Charles Bradley © Lionel Flusin

 

Van Morrison et celui qui lui succède ce soir sur scène n’ont pas beaucoup de différence d’âge. Bientôt 71 ans pour le premier, 67 pour Charles Bradley. Mais bien entendu, plus d’un océan les sépare. Précocité et longévité exceptionnelles pour l’un, carrière et reconnaissance ultra-tardives pour l’autre. Bradley le New-Yorkais n’en revient toujours pas. Le voici encore débordé d’émotions et débordant de générosité. Deux ans après un premier passage à Montreux, il est de retour, sur la grande scène, en compagnie des formidables Extraordinaries. Passons sur le niveau sonore, bien trop élevé, et apprécions l’artiste. Cape bleu roi, veston blanc immaculé, chemise plaquée or : l’homme possède de vrais talents de couturier. C’est à sa mère, sans doute, qu’il doit ce goût pour les aiguilles et les tissus. Et c’est son souvenir qu’il ne cesse d’évoquer, sur scène comme dans le film bouleversant “Soul Of America”. « Chérissez votre maman, demandez-lui pardon si vous avez fait quelque chose de mal ! », répète-t-il (ad nauseam ?). À coup sûr, cela correspond à une histoire personnelle, mais ne peut-on aussi y voir l’héritage des chanteurs de gospel afro-américain qui ont multiplié les chansons dédiées à leurs génitrices ? Une expressivité à mille lieux du silence artistique observé par le Nord-Irlandais Morrison lors du décès récent de sa propre mère, Violet, à Belfast, dans sa quatre-vingt-dixième année.
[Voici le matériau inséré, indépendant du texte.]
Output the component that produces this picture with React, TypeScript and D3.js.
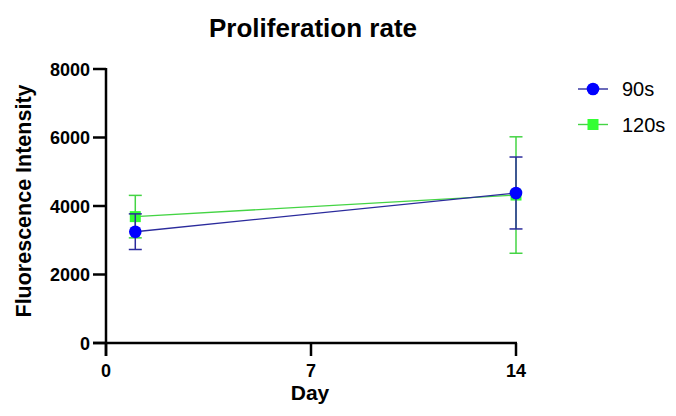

Charles Bradley dit tout, haut et fort. Ses hauts et ses bas, et ses changements à travers sa bouleversante relecture sans cesse réactualisée du Changes de Black Sabbath. Bradley ne montre pas de signes de faiblesse, il continue de crier sa peine de voir le monde déchiré par les bombes et la violence et ne regarde toujours pas sa montre quand vient l’heure de rallumer les lumières de la salle. Certains s’en vont déjà qu’il continue d’embrasser les admirateurs massés au premier rang. L"“aigle hurlant de la soul” est un seigneur. À son tour, il a mis le feu aux bords du lac Léman. En cinquante ans de festival de jazz, celui-ci en a vu d’autres ; mais ce matin, il ondule encore sous les coups de gorge de cet artiste et de cet homme admirable.